More to vodka than meets the eye


From balanced Martini to short mix, a broad appeal brings spirit success

WHILE other spirits derive flavour from cask maturing or botanical infusion, vodka producers have long promoted their liquid’s purity and ability to be mixed with a broad spectrum of flavours.
And, it seems, with some success as vodka continues to top the spirits category (see page 16).
But are consumers becoming more experimental and drinking the spirit with a broader range of mixers than the traditional vodka and cola serve?
Bartenders contacted by SLTN said the spirit’s subtle flavours and ‘malleable’ nature could be an important factor in vodka’s broad appeal.
Despite this, Gordon Purnell, general manager at Edinburgh cocktail bar Panda & Sons, said vodka can present a challenge for bartenders when it comes to drinks creation.

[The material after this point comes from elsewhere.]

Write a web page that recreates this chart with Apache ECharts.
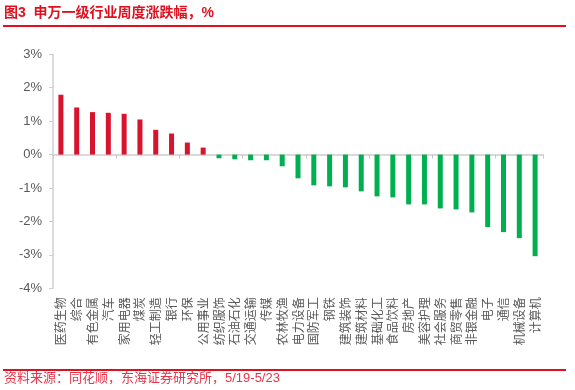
<!DOCTYPE html>
<html><head><meta charset="utf-8">
<script src="https://cdn.jsdelivr.net/npm/echarts@6/dist/echarts.min.js"></script>
<style>html,body{margin:0;padding:0;background:#fff;}#c{width:575px;height:390px;}</style>
</head><body><div id="c"></div>
<script>
const categories = ['医药生物','综合','有色金属','汽车','家用电器','煤炭','轻工制造','银行','环保','公用事业','纺织服饰','石油石化','交通运输','传媒','农林牧渔','电力设备','国防军工','钢铁','建筑装饰','建筑材料','基础化工','食品饮料','房地产','美容护理','社会服务','商贸零售','非银金融','电子','通信','机械设备','计算机'];
const values = [1.79,1.41,1.27,1.25,1.22,1.05,0.74,0.63,0.36,0.21,-0.11,-0.14,-0.17,-0.17,-0.35,-0.71,-0.92,-0.95,-0.98,-1.10,-1.25,-1.28,-1.49,-1.49,-1.61,-1.64,-1.73,-2.17,-2.32,-2.50,-3.04];
const yTicks = [-4,-3,-2,-1,0,1,2,3];
const titleText = '图3  申万一级行业周度涨跌幅，%';
const sourceText = '资料来源：同花顺，东海证券研究所，5/19-5/23';

const RED = '#d7132d', GREEN = '#00b050', TITLE_RED = '#e0101f';
const chart = echarts.init(document.getElementById('c'), null, {renderer:'canvas'});
const font = '"Liberation Sans","Noto Sans CJK SC",sans-serif';
chart.setOption({
  animation:false,
  textStyle:{fontFamily:font},
  graphic:[
    {type:'text', left:4, top:6, style:{text:titleText, fill:TITLE_RED, font:'bold 14px "Liberation Sans","Noto Sans CJK SC",sans-serif'}},
    {type:'rect', shape:{x:3,y:25,width:563,height:2}, style:{fill:TITLE_RED}},
    {type:'rect', shape:{x:3,y:369,width:563,height:2}, style:{fill:TITLE_RED}},
    {type:'text', left:4, top:372, style:{text:sourceText, fill:'#e8354a', font:'13px "Liberation Sans","Noto Sans CJK SC",sans-serif'}}
  ],
  grid:{left:53, right:32, top:54.3, bottom:101.7},
  xAxis:[
    {type:'category', data:categories, axisLine:{onZero:true, lineStyle:{color:'#d9d9d9', width:2}},
     axisTick:{show:true, length:4, lineStyle:{color:'#c8c8c8'}}, axisLabel:{show:false}, splitLine:{show:false}},
    {type:'category', data:categories, position:'bottom', axisLine:{show:false, onZero:false}, axisTick:{show:false},
     axisLabel:{interval:0, rotate:90, color:'#595959', fontSize:12, margin:9, fontFamily:'"Noto Sans CJK SC",sans-serif'}}
  ],
  yAxis:{type:'value', min:yTicks[0], max:yTicks[yTicks.length-1], interval:1,
    axisLine:{show:true, lineStyle:{color:'#d0d0d0', width:1.5}},
    axisTick:{show:true, length:4, lineStyle:{color:'#d0d0d0'}},
    splitLine:{show:false},
    axisLabel:{formatter:v=>v+'%', color:'#595959', fontSize:13, margin:11}},
  series:[{type:'bar', xAxisIndex:0, barWidth:5,
    data:values.map(v=>({value:v, itemStyle:{color: v>=0?RED:GREEN}}))}]
});
</script></body></html>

“It’s a good kind of challenge to make a strong vodka drink that consumers and bartenders will enjoy,” said Purnell.
“It’s easy to mix but hard to find a balance.”
Finding the right balance for a vodka cocktail hasn’t been too much of a problem at Panda & Sons.

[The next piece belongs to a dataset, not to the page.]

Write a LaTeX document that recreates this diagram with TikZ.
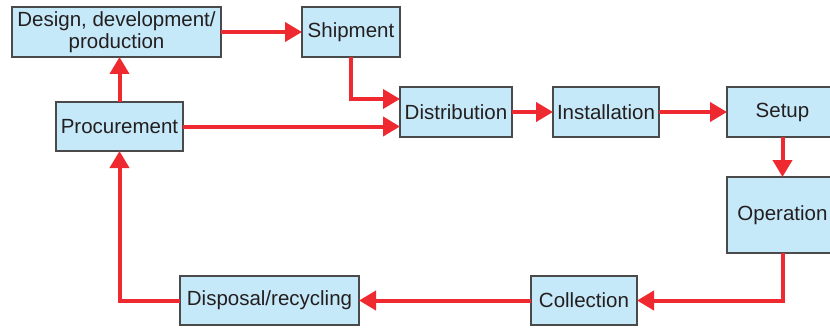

The venue’s cocktail menu offers a variety of vodka serves including owner Iain McPherson’s Diageo World Class Scottish winning cocktail for 2013, Liquid Brunch. A mix that combines Ketel One vodka with ingredients such as chamomile tea and ginger wine, Liquid Brunch is served as a sharer for three complete with lemon essence oshibori (hand towels).

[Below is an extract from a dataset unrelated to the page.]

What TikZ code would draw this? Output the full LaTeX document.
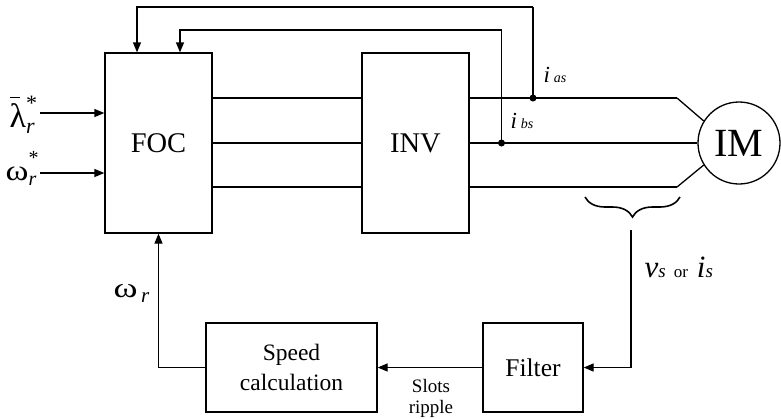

As a speakeasy themed bar, Panda & Sons steers closer to classic cocktails than contemporary shorts, and vodka drinkers have been moving towards one serve in particular at the venue.
“More and more, the biggest change has been more people being interested in Martinis,” said Purnell.
The Martini drinkers don’t just know their cocktails, they also know their spirits and will request them by name, according to Purnell.
“If people know their vodka and know their Martinis they’ll definitely ask for a brand,” he said.
Stuart McPhee, general manager at Siberia Vodka Bar in Aberdeen, agreed that a segment of customers have become more brand aware when ordering vodka in recent years and are exploring the different small batch products on offer.
“I’ve been here since the end of 2013 and over the last year we’ve definitely seen a switch towards more nice products,” said McPhee.
With a wide range of vodkas now available, knowledge and appreciation of vodka is something which staff at Siberia try to pass on to customers, said McPhee, although not necessarily during a busy club night.
“The main thing about us is we try and push niche vodka to the customer and engage with the customer when we have time to,” he said.

• Panda & Sons, Edinburgh.
• Panda & Sons, Edinburgh.

However the venue, which is open for business from lunchtime until late at night, doesn’t leave anyone out in the cold by focusing solely on small batch vodkas.
McPhee acknowledged that vodka mix serves are “definitely” still the biggest seller for the category, proving particularly popular with late night crowds.
And it’s vodka’s capacity to appeal to a broad range of customers which McPhee believes is key to the spirit’s continuing success in the Scottish trade.
“Mass market is driving vodka,” he added. “You’ll get your gins that are really nice but just on mass, vodka drinkers will drink vodka.”